[Data]
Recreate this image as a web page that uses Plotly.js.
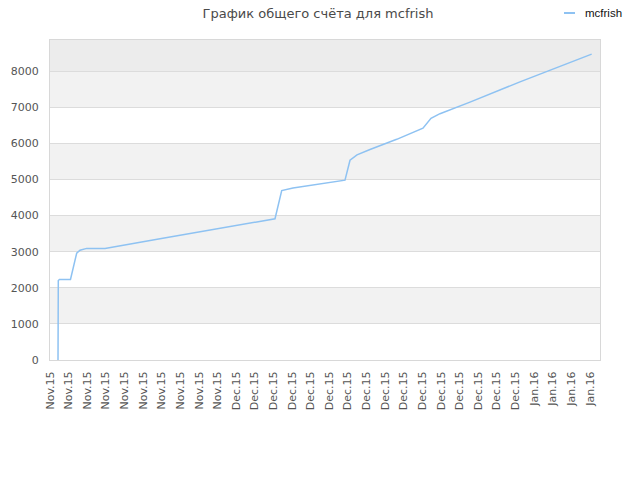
<!DOCTYPE html>
<html>
<head>
<meta charset="utf-8">
<script src="https://cdn.plot.ly/plotly-3.0.1.min.js"></script>
<style>
  html, body { margin: 0; padding: 0; background: #fff; }
  #chart { width: 640px; height: 480px; }
</style>
</head>
<body>
<div id="chart"></div>
<script>
// category labels along the x axis
const dateLabels = [
  "Nov.15", "Nov.15", "Nov.15", "Nov.15", "Nov.15", "Nov.15", "Nov.15", "Nov.15", "Nov.15", "Nov.15",
  "Dec.15", "Dec.15", "Dec.15", "Dec.15", "Dec.15", "Dec.15", "Dec.15", "Dec.15", "Dec.15", "Dec.15",
  "Dec.15", "Dec.15", "Dec.15", "Dec.15", "Dec.15", "Dec.15", "Jan.16", "Jan.16", "Jan.16", "Jan.16"
];

// position of each point, in label slots (0 = first label)
const pointPos = [
  0.43, 0.446, 0.51, 1.10, 1.434, 1.611, 1.971, 2.954, 5.908, 12.084,
  12.444, 13.05, 15.843, 16.112, 16.488, 17.186, 18.62, 20.03, 20.46, 20.945,
  22.556, 25.24, 29.09
];

// total score at each point
const totalScore = [
  0, 2200, 2230, 2230, 2960, 3040, 3090, 3090, 3360, 3910,
  4690, 4760, 4980, 5530, 5680, 5830, 6110, 6420, 6690, 6820,
  7140, 7700, 8470
];

const playerName = "mcfrish";
const lineColor = "#8ec2f2";

const yTop = 8860;
const bands = [[1000, 2000, "#f2f2f2"], [3000, 4000, "#f2f2f2"], [5000, 6000, "#f2f2f2"],
               [7000, 8000, "#f2f2f2"], [8000, yTop, "#ececec"]];

var shapes = bands.map(function (b) {
  return {
    type: "rect", xref: "paper", yref: "y", x0: 0, x1: 1, y0: b[0], y1: b[1],
    fillcolor: b[2], line: { width: 0 }, layer: "below",
  };
});
// legend sample line
shapes.push({
  type: "line", xref: "paper", yref: "paper",
  x0: (564 - 50) / 550, x1: (575 - 50) / 550,
  y0: (360 - 13) / 320, y1: (360 - 13) / 320,
  line: { color: lineColor, width: 2 },
});

var data = [{
  name: playerName,
  x: pointPos,
  y: totalScore,
  mode: "lines",
  type: "scatter",
  line: { color: lineColor, width: 1.5 },
  hoverinfo: "y",
}];

var layout = {
  width: 640,
  height: 480,
  margin: { l: 50, r: 40, t: 40, b: 120 },
  paper_bgcolor: "#ffffff",
  plot_bgcolor: "#ffffff",
  showlegend: false,
  title: {
    text: "График общего счёта для mcfrish",
    font: { family: "DejaVu Sans", size: 13, color: "#4a4a4a" },
    xref: "container", x: 318 / 640, xanchor: "center",
    yref: "container", y: 1 - 13 / 480, yanchor: "middle",
  },
  xaxis: {
    range: [0, 550 / 18.62],
    tickmode: "array",
    tickvals: dateLabels.map(function (_, i) { return i; }),
    ticktext: dateLabels,
    tickangle: -90,
    showgrid: false,
    zeroline: false,
    showline: true,
    mirror: true,
    linecolor: "#d8d8d8",
    linewidth: 1,
    ticks: "outside",
    ticklen: 6,
    tickcolor: "rgba(0,0,0,0)",
    tickfont: { family: "DejaVu Sans", size: 11, color: "#555555" },
  },
  yaxis: {
    range: [0, yTop],
    dtick: 1000,
    tick0: 0,
    showgrid: true,
    gridcolor: "#dcdcdc",
    zeroline: false,
    showline: true,
    mirror: true,
    linecolor: "#d8d8d8",
    linewidth: 1,
    ticks: "outside",
    ticklen: 8,
    tickcolor: "rgba(0,0,0,0)",
    tickfont: { family: "DejaVu Sans", size: 11, color: "#555555" },
  },
  shapes: shapes,
  annotations: [{
    text: playerName,
    xref: "paper", yref: "paper",
    x: (583 - 50) / 550, y: (360 - 13) / 320,
    xanchor: "left", yanchor: "middle",
    showarrow: false,
    font: { family: "Liberation Sans", size: 11.5, color: "#111111" },
  }],
};

Plotly.newPlot("chart", data, layout, { displayModeBar: false, staticPlot: true });
</script>
</body>
</html>
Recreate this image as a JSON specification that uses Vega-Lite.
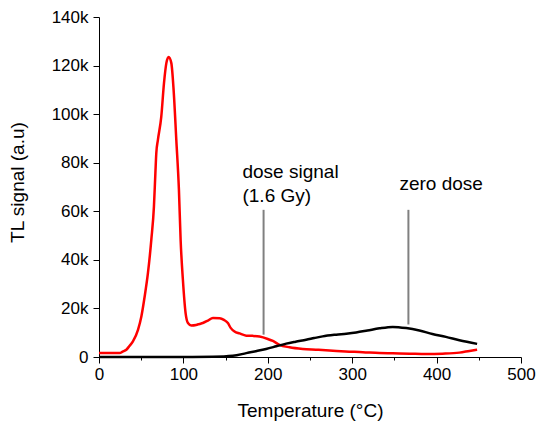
{
  "$schema": "https://vega.github.io/schema/vega-lite/v6.json",
  "autosize": "none",
  "width": 422,
  "height": 340,
  "padding": {"left": 99, "top": 17, "right": 17, "bottom": 69},
  "background": "white",
  "config": {
    "view": {"stroke": null},
    "font": "Liberation Sans",
    "axis": {
      "labelFont": "Liberation Sans",
      "titleFont": "Liberation Sans",
      "labelFontSize": 17,
      "titleFontSize": 19,
      "titleFontWeight": "normal",
      "labelColor": "black",
      "titleColor": "black",
      "domainColor": "black",
      "tickColor": "black",
      "grid": false,
      "labelOverlap": false,
      "labelFlush": false
    }
  },
  "datasets": {
    "curves": [
      {"series": "dose", "t": 0, "s": 1600},
      {"series": "dose", "t": 10, "s": 1600},
      {"series": "dose", "t": 20, "s": 1600},
      {"series": "dose", "t": 24.5, "s": 1600},
      {"series": "dose", "t": 28, "s": 2200},
      {"series": "dose", "t": 32.4, "s": 3000},
      {"series": "dose", "t": 36, "s": 4500},
      {"series": "dose", "t": 40.2, "s": 6400},
      {"series": "dose", "t": 46.2, "s": 11200},
      {"series": "dose", "t": 50.2, "s": 16700},
      {"series": "dose", "t": 54.1, "s": 24900},
      {"series": "dose", "t": 58, "s": 34600},
      {"series": "dose", "t": 62, "s": 48300},
      {"series": "dose", "t": 65.1, "s": 62000},
      {"series": "dose", "t": 66.8, "s": 75700},
      {"series": "dose", "t": 67.9, "s": 84000},
      {"series": "dose", "t": 69.8, "s": 89400},
      {"series": "dose", "t": 73.8, "s": 99000},
      {"series": "dose", "t": 77, "s": 112800},
      {"series": "dose", "t": 79.8, "s": 121000},
      {"series": "dose", "t": 82.5, "s": 123500},
      {"series": "dose", "t": 85.7, "s": 121000},
      {"series": "dose", "t": 88.4, "s": 110000},
      {"series": "dose", "t": 91.6, "s": 89400},
      {"series": "dose", "t": 94.7, "s": 68800},
      {"series": "dose", "t": 96.7, "s": 48300},
      {"series": "dose", "t": 99.4, "s": 31800},
      {"series": "dose", "t": 102.6, "s": 18100},
      {"series": "dose", "t": 105.4, "s": 14000},
      {"series": "dose", "t": 109.4, "s": 13000},
      {"series": "dose", "t": 115, "s": 13200},
      {"series": "dose", "t": 119, "s": 13600},
      {"series": "dose", "t": 123, "s": 14000},
      {"series": "dose", "t": 129, "s": 15000},
      {"series": "dose", "t": 135, "s": 16100},
      {"series": "dose", "t": 143, "s": 16000},
      {"series": "dose", "t": 148, "s": 15300},
      {"series": "dose", "t": 152.7, "s": 14000},
      {"series": "dose", "t": 156, "s": 12000},
      {"series": "dose", "t": 160.6, "s": 10500},
      {"series": "dose", "t": 166.5, "s": 9700},
      {"series": "dose", "t": 174.5, "s": 8800},
      {"series": "dose", "t": 182, "s": 8700},
      {"series": "dose", "t": 190.2, "s": 8400},
      {"series": "dose", "t": 200, "s": 7400},
      {"series": "dose", "t": 206, "s": 6600},
      {"series": "dose", "t": 213.9, "s": 5000},
      {"series": "dose", "t": 225.7, "s": 4000},
      {"series": "dose", "t": 241.5, "s": 3300},
      {"series": "dose", "t": 257, "s": 3000},
      {"series": "dose", "t": 273, "s": 2700},
      {"series": "dose", "t": 292, "s": 2300},
      {"series": "dose", "t": 312.5, "s": 2000},
      {"series": "dose", "t": 332.3, "s": 1600},
      {"series": "dose", "t": 348, "s": 1500},
      {"series": "dose", "t": 368, "s": 1350},
      {"series": "dose", "t": 387.5, "s": 1200},
      {"series": "dose", "t": 407, "s": 1350},
      {"series": "dose", "t": 427, "s": 1800},
      {"series": "dose", "t": 439, "s": 2500},
      {"series": "dose", "t": 448, "s": 3000},
      {"series": "zero", "t": 0, "s": 0},
      {"series": "zero", "t": 50, "s": 0},
      {"series": "zero", "t": 100, "s": 0},
      {"series": "zero", "t": 135, "s": 100},
      {"series": "zero", "t": 158.6, "s": 500},
      {"series": "zero", "t": 174.5, "s": 1600},
      {"series": "zero", "t": 186, "s": 2400},
      {"series": "zero", "t": 198, "s": 3300},
      {"series": "zero", "t": 210, "s": 4400},
      {"series": "zero", "t": 221.8, "s": 5500},
      {"series": "zero", "t": 233, "s": 6300},
      {"series": "zero", "t": 245.5, "s": 7100},
      {"series": "zero", "t": 255, "s": 7800},
      {"series": "zero", "t": 265, "s": 8500},
      {"series": "zero", "t": 281, "s": 9200},
      {"series": "zero", "t": 293, "s": 9600},
      {"series": "zero", "t": 304.7, "s": 10100},
      {"series": "zero", "t": 318, "s": 10900},
      {"series": "zero", "t": 332.3, "s": 11800},
      {"series": "zero", "t": 348, "s": 12400},
      {"series": "zero", "t": 364, "s": 11900},
      {"series": "zero", "t": 379.6, "s": 10900},
      {"series": "zero", "t": 395, "s": 9500},
      {"series": "zero", "t": 411, "s": 8300},
      {"series": "zero", "t": 427, "s": 6900},
      {"series": "zero", "t": 448, "s": 5400}
    ],
    "pointers": [
      {"t": 195, "top": 60600, "bottom": 9200},
      {"t": 366.6, "top": 60600, "bottom": 13400}
    ],
    "labels": [
      {"t": 170, "s": 73800, "text": "dose signal"},
      {"t": 170, "s": 63900, "text": "(1.6 Gy)"},
      {"t": 356, "s": 68800, "text": "zero dose"}
    ]
  },
  "layer": [
    {
      "data": {"name": "curves"},
      "mark": {"type": "line", "strokeWidth": 2.5, "interpolate": "monotone"},
      "encoding": {
        "x": {
          "field": "t",
          "type": "quantitative",
          "scale": {"domain": [0, 500], "nice": false, "zero": false},
          "axis": {
            "title": "Temperature (°C)",
            "values": [0, 50, 100, 150, 200, 250, 300, 350, 400, 450, 500],
            "labelExpr": "datum.value % 100 === 0 ? datum.label : ''",
            "tickSize": {"condition": {"test": "datum.value % 100 === 0", "value": 6}, "value": 3},
            "labelPadding": 3,
            "titleY": 59,
            "titleBaseline": "alphabetic"
          }
        },
        "y": {
          "field": "s",
          "type": "quantitative",
          "scale": {"domain": [0, 140000], "nice": false},
          "axis": {
            "title": "TL signal (a.u)",
            "values": [0, 10000, 20000, 30000, 40000, 50000, 60000, 70000, 80000, 90000, 100000, 110000, 120000, 130000, 140000],
            "labelExpr": "datum.value === 0 ? '0' : (datum.value % 20000 === 0 ? (datum.value / 1000) + 'k' : '')",
            "tickSize": {"condition": {"test": "datum.value % 20000 === 0", "value": 6}, "value": 3},
            "labelPadding": 5,
            "titleX": -76,
            "titleY": 165,
            "titleAngle": 270,
            "titleBaseline": "alphabetic"
          }
        },
        "color": {
          "field": "series",
          "type": "nominal",
          "scale": {"domain": ["dose", "zero"], "range": ["#ff0000", "#000000"]},
          "legend": null
        }
      }
    },
    {
      "data": {"name": "pointers"},
      "mark": {"type": "rule", "color": "#808080", "strokeWidth": 2},
      "encoding": {
        "x": {"field": "t", "type": "quantitative"},
        "y": {"field": "top", "type": "quantitative"},
        "y2": {"field": "bottom"}
      }
    },
    {
      "data": {"name": "labels"},
      "mark": {"type": "text", "align": "left", "baseline": "alphabetic", "fontSize": 19, "font": "Liberation Sans", "color": "black"},
      "encoding": {
        "x": {"field": "t", "type": "quantitative"},
        "y": {"field": "s", "type": "quantitative"},
        "text": {"field": "text"}
      }
    }
  ]
}
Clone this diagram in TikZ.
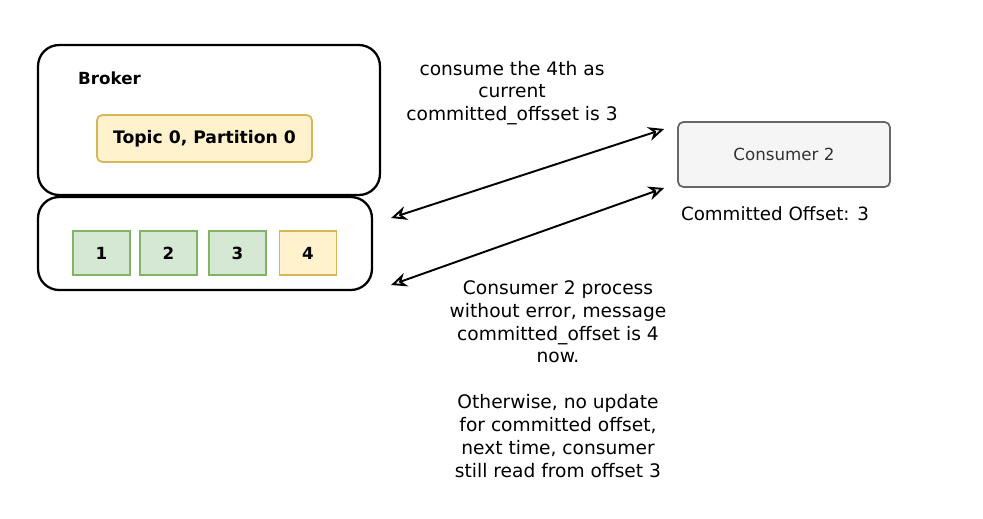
\documentclass[tikz,border=0pt]{standalone}
\usepackage{fontspec}
\setmainfont{DejaVu Sans}
\usepackage{xcolor}
\usetikzlibrary{arrows.meta,positioning}

\definecolor{topicfill}{HTML}{FFF2CC}
\definecolor{topicline}{HTML}{D6B656}
\definecolor{donefill}{HTML}{D5E8D4}
\definecolor{doneline}{HTML}{82B366}
\definecolor{consfill}{HTML}{F5F5F5}
\definecolor{consline}{HTML}{666666}
\definecolor{constext}{HTML}{333333}

\begin{document}
\begin{tikzpicture}[
  x=0.02cm, y=-0.02cm,
  frame/.style={draw, line width=1.3pt, rounded corners=12pt},
  topic/.style={draw=topicline, fill=topicfill, line width=1pt, rounded corners=3pt,
                minimum width=4.3cm, minimum height=0.94cm, font=\bfseries\fontsize{9.8}{12}\selectfont},
  msg/.style={line width=1pt, minimum width=1.14cm, minimum height=0.88cm,
              font=\bfseries\fontsize{9.5}{12}\selectfont},
  done/.style={msg, draw=doneline, fill=donefill},
  todo/.style={msg, draw=topicline, fill=topicfill},
  consumer/.style={draw=consline, fill=consfill, line width=1pt, rounded corners=3pt,
                   minimum width=4.24cm, minimum height=1.3cm, text=constext,
                   font=\fontsize{9.5}{12}\selectfont},
  arrow/.style={{Stealth[open,length=9pt,width=8pt]}-{Stealth[open,length=9pt,width=8pt]}, line width=1.1pt},
  note/.style={align=center, font=\fontsize{10.6}{13}\selectfont}
]
\useasboundingbox (0,0) rectangle (983,518);

% broker side
\node[frame, minimum width=6.84cm, minimum height=3cm] (broker) at (209,120) {};
\node[frame, minimum width=6.68cm, minimum height=1.86cm] (part) at (205,243.5) {};
\node[anchor=west, font=\bfseries\fontsize{9.5}{12}\selectfont] (brklbl) at (72,78) {Broker};
\node[topic] (topic) at (204.5,138.5) {Topic 0, Partition 0};

\node[done] (m1) at (101.5,253) {1};
\node[done] (m2) at (168.5,253) {2};
\node[done] (m3) at (237.5,253) {3};
\node[todo] (m4) at (308,253) {4};

% consumer side
\node[consumer] (cons) at (784,154.5) {Consumer 2};
\node[font=\fontsize{10.4}{12}\selectfont] (offset) at (775,214) {Committed Offset: 3};

\draw[arrow] ([xshift=0.36cm,yshift=0.51cm]part.east) -- ([xshift=-0.26cm,yshift=0.51cm]cons.west);
\draw[arrow] ([xshift=0.36cm,yshift=-0.83cm]part.east) -- ([xshift=-0.26cm,yshift=-0.67cm]cons.west);

\node[note] (ask) at (512,93) {consume the 4th as\\current\\committed\_offsset is 3};
\node[note] (result) at (558,379) {Consumer 2 process\\without error, message\\committed\_offset is 4\\now.\\[13pt]Otherwise, no update\\for committed offset,\\next time, consumer\\still read from offset 3};
\end{tikzpicture}
\end{document}
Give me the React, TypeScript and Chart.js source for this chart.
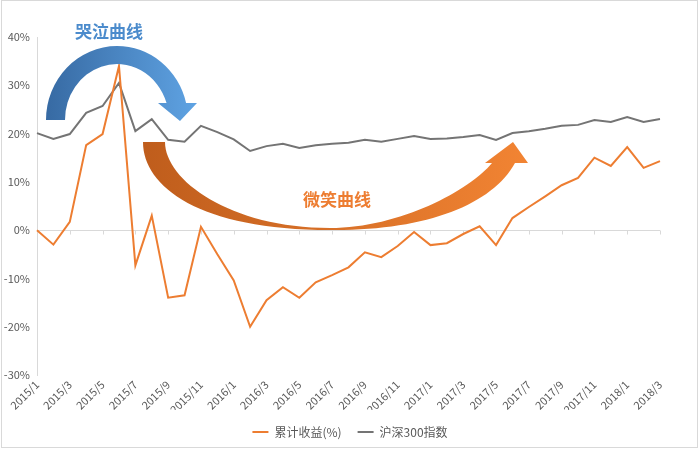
import { useEffect, useRef } from 'react';
import { Chart, registerables } from 'chart.js';

Chart.register(...registerables);

const months = [
  '2015/1', '2015/2', '2015/3', '2015/4', '2015/5', '2015/6', '2015/7', '2015/8', '2015/9', '2015/10', '2015/11', '2015/12',
  '2016/1', '2016/2', '2016/3', '2016/4', '2016/5', '2016/6', '2016/7', '2016/8', '2016/9', '2016/10', '2016/11', '2016/12',
  '2017/1', '2017/2', '2017/3', '2017/4', '2017/5', '2017/6', '2017/7', '2017/8', '2017/9', '2017/10', '2017/11', '2017/12',
  '2018/1', '2018/2', '2018/3',
];

const cumulativeReturn = [
  0, -3, 1.7, 17.6, 19.9, 34, -7.3, 3, -14, -13.5, 0.7, -5,
  -10.4, -20, -14.5, -11.8, -14, -10.8, -9.3, -7.7, -4.6, -5.6, -3.3, -0.4,
  -3.1, -2.7, -0.8, 0.8, -3.1, 2.5, 4.8, 7, 9.3, 10.8, 15, 13.3,
  17.2, 12.9, 14.3,
];

const csi300 = [
  20.1, 18.9, 19.9, 24.3, 25.7, 30.5, 20.5, 23, 18.7, 18.3, 21.6, 20.3,
  18.8, 16.4, 17.4, 17.9, 17.0, 17.6, 17.9, 18.1, 18.7, 18.3, 18.9, 19.5,
  18.9, 19.0, 19.3, 19.7, 18.7, 20.1, 20.5, 21.0, 21.6, 21.8, 22.8, 22.4,
  23.4, 22.4, 23.0,
];

const seriesNames = ['累计收益(%)', '沪深300指数'];
const annotationTexts = ['哭泣曲线', '微笑曲线'];

const FONT = '"Noto Sans CJK SC", "Noto Sans", sans-serif';
const ORANGE = '#ed7d31';
const GRAY = '#747474';
const TEXT = '#595959';

const decorPlugin = {
  id: 'decor',
  beforeDraw(chart: any) {
    const ctx = chart.ctx;
    ctx.save();
    ctx.fillStyle = '#ffffff';
    ctx.fillRect(0, 0, chart.width, chart.height);
    ctx.strokeStyle = '#d9d9d9';
    ctx.lineWidth = 1;
    ctx.strokeRect(1.5, 0.5, 696, 447);
    ctx.restore();
  },
  beforeDatasetsDraw(chart: any) {
    const ctx = chart.ctx;
    const xs = chart.scales.x;
    const y0 = Math.round(chart.scales.y.getPixelForValue(0)) + 0.5;
    ctx.save();
    ctx.strokeStyle = '#d9d9d9';
    ctx.lineWidth = 1;
    ctx.beginPath();
    for (let i = 0; i < months.length; i += 2) {
      const x = Math.round(xs.getPixelForValue(i)) + 0.5;
      ctx.moveTo(x, y0);
      ctx.lineTo(x, y0 + 4);
    }
    ctx.stroke();
    ctx.restore();
  },
  afterDraw(chart: any) {
    const ctx = chart.ctx;
    ctx.save();

    // Blue "crying" arrow
    const bx = 117, by = 120;
    const oRx = 71, oRy = 74, iRx = 52, iRy = 56, endY = 103;
    const aO = 2 * Math.PI - Math.asin((by - endY) / oRy);
    const aI = 2 * Math.PI - Math.asin((by - endY) / iRy);
    const bg = ctx.createLinearGradient(46, 0, 197, 0);
    bg.addColorStop(0, '#376aa3');
    bg.addColorStop(1, '#5fa3e3');
    ctx.fillStyle = bg;
    ctx.beginPath();
    ctx.ellipse(bx, by, oRx, oRy, 0, Math.PI, aO, false);
    ctx.lineTo(197, endY);
    ctx.lineTo(180, 121);
    ctx.lineTo(158, endY);
    ctx.ellipse(bx, by, iRx, iRy, 0, aI, Math.PI, true);
    ctx.closePath();
    ctx.fill();

    // Orange "smile" arrow
    const og = ctx.createLinearGradient(143, 0, 528, 0);
    og.addColorStop(0, '#bf5d1c');
    og.addColorStop(1, '#f28433');
    ctx.fillStyle = og;
    ctx.beginPath();
    ctx.moveTo(143, 142);
    ctx.bezierCurveTo(143, 187, 200, 230, 330, 230);
    ctx.bezierCurveTo(425, 231, 492, 205, 515, 163);
    ctx.lineTo(528, 163);
    ctx.lineTo(513, 142);
    ctx.lineTo(485, 163);
    ctx.lineTo(492, 163);
    ctx.bezierCurveTo(470, 190, 400, 228, 330, 228);
    ctx.bezierCurveTo(230, 228, 165, 180, 165, 142);
    ctx.closePath();
    ctx.fill();

    ctx.font = 'bold 17px ' + FONT;
    ctx.textAlign = 'center';
    ctx.textBaseline = 'middle';
    ctx.fillStyle = '#4b8bcc';
    ctx.fillText(annotationTexts[0], 109, 32);
    ctx.fillStyle = ORANGE;
    ctx.fillText(annotationTexts[1], 337, 200);
    ctx.restore();
  },
};

export default function App() {
  const canvasRef = useRef<HTMLCanvasElement | null>(null);

  useEffect(() => {
    if (!canvasRef.current) return;
    const chart = new Chart(canvasRef.current, {
      type: 'line',
      data: {
        labels: months,
        datasets: [
          {
            label: seriesNames[0],
            data: cumulativeReturn,
            borderColor: ORANGE,
            backgroundColor: ORANGE,
            borderWidth: 2,
            pointRadius: 0,
            tension: 0,
          },
          {
            label: seriesNames[1],
            data: csi300,
            borderColor: GRAY,
            backgroundColor: GRAY,
            borderWidth: 2,
            pointRadius: 0,
            tension: 0,
          },
        ],
      },
      options: {
        animation: false,
        responsive: false,
        layout: { padding: { left: 0, right: 0, top: 37, bottom: 2 } },
        plugins: {
          legend: {
            position: 'bottom',
            labels: {
              usePointStyle: true,
              pointStyle: 'line',
              pointStyleWidth: 16,
              boxHeight: 12,
              padding: 16,
              color: TEXT,
              font: { family: FONT, size: 12 },
            },
          },
          tooltip: { enabled: false },
        },
        scales: {
          x: {
            grid: { display: false, drawTicks: false },
            border: { display: false },
            afterFit: (s: any) => { s.height = 35; },
            ticks: {
              autoSkip: false,
              maxRotation: 45,
              minRotation: 45,
              padding: 3,
              color: TEXT,
              font: { family: FONT, size: 11 },
              callback: function (this: any, value: any, index: number) {
                return index % 2 === 0 ? this.getLabelForValue(value) : '';
              },
            },
          },
          y: {
            min: -30,
            max: 40,
            afterFit: (s: any) => { s.width = 37; },
            border: { display: true, color: '#d9d9d9' },
            grid: {
              drawTicks: false,
              color: (c: any) => (c.tick && c.tick.value === 0 ? '#d9d9d9' : 'rgba(0,0,0,0)'),
            },
            ticks: {
              stepSize: 10,
              padding: 7,
              color: TEXT,
              font: { family: FONT, size: 11 },
              callback: (v: any) => v + '%',
            },
          },
          yRight: {
            position: 'right',
            min: -30,
            max: 40,
            afterFit: (s: any) => { s.width = 40; },
            grid: { display: false, drawTicks: false },
            border: { display: false },
            ticks: { display: false },
          },
        },
      },
      plugins: [decorPlugin],
    });
    return () => chart.destroy();
  }, []);

  return (
    <div style={{ position: 'absolute', left: 0, top: 0, width: 700, height: 450, background: '#fff' }}>
      <canvas ref={canvasRef} width={700} height={450} style={{ display: 'block' }} />
    </div>
  );
}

[Work required] Using the entries above, repeat exactly the lines from the one with "Give me the" to the one with "Chart.register(...registerables);", both included, and leave the pictures behind.

[Output of the exercise]
Give me the React, TypeScript and Chart.js source for this chart.
import { useEffect, useRef } from 'react';
import { Chart, registerables } from 'chart.js';

Chart.register(...registerables);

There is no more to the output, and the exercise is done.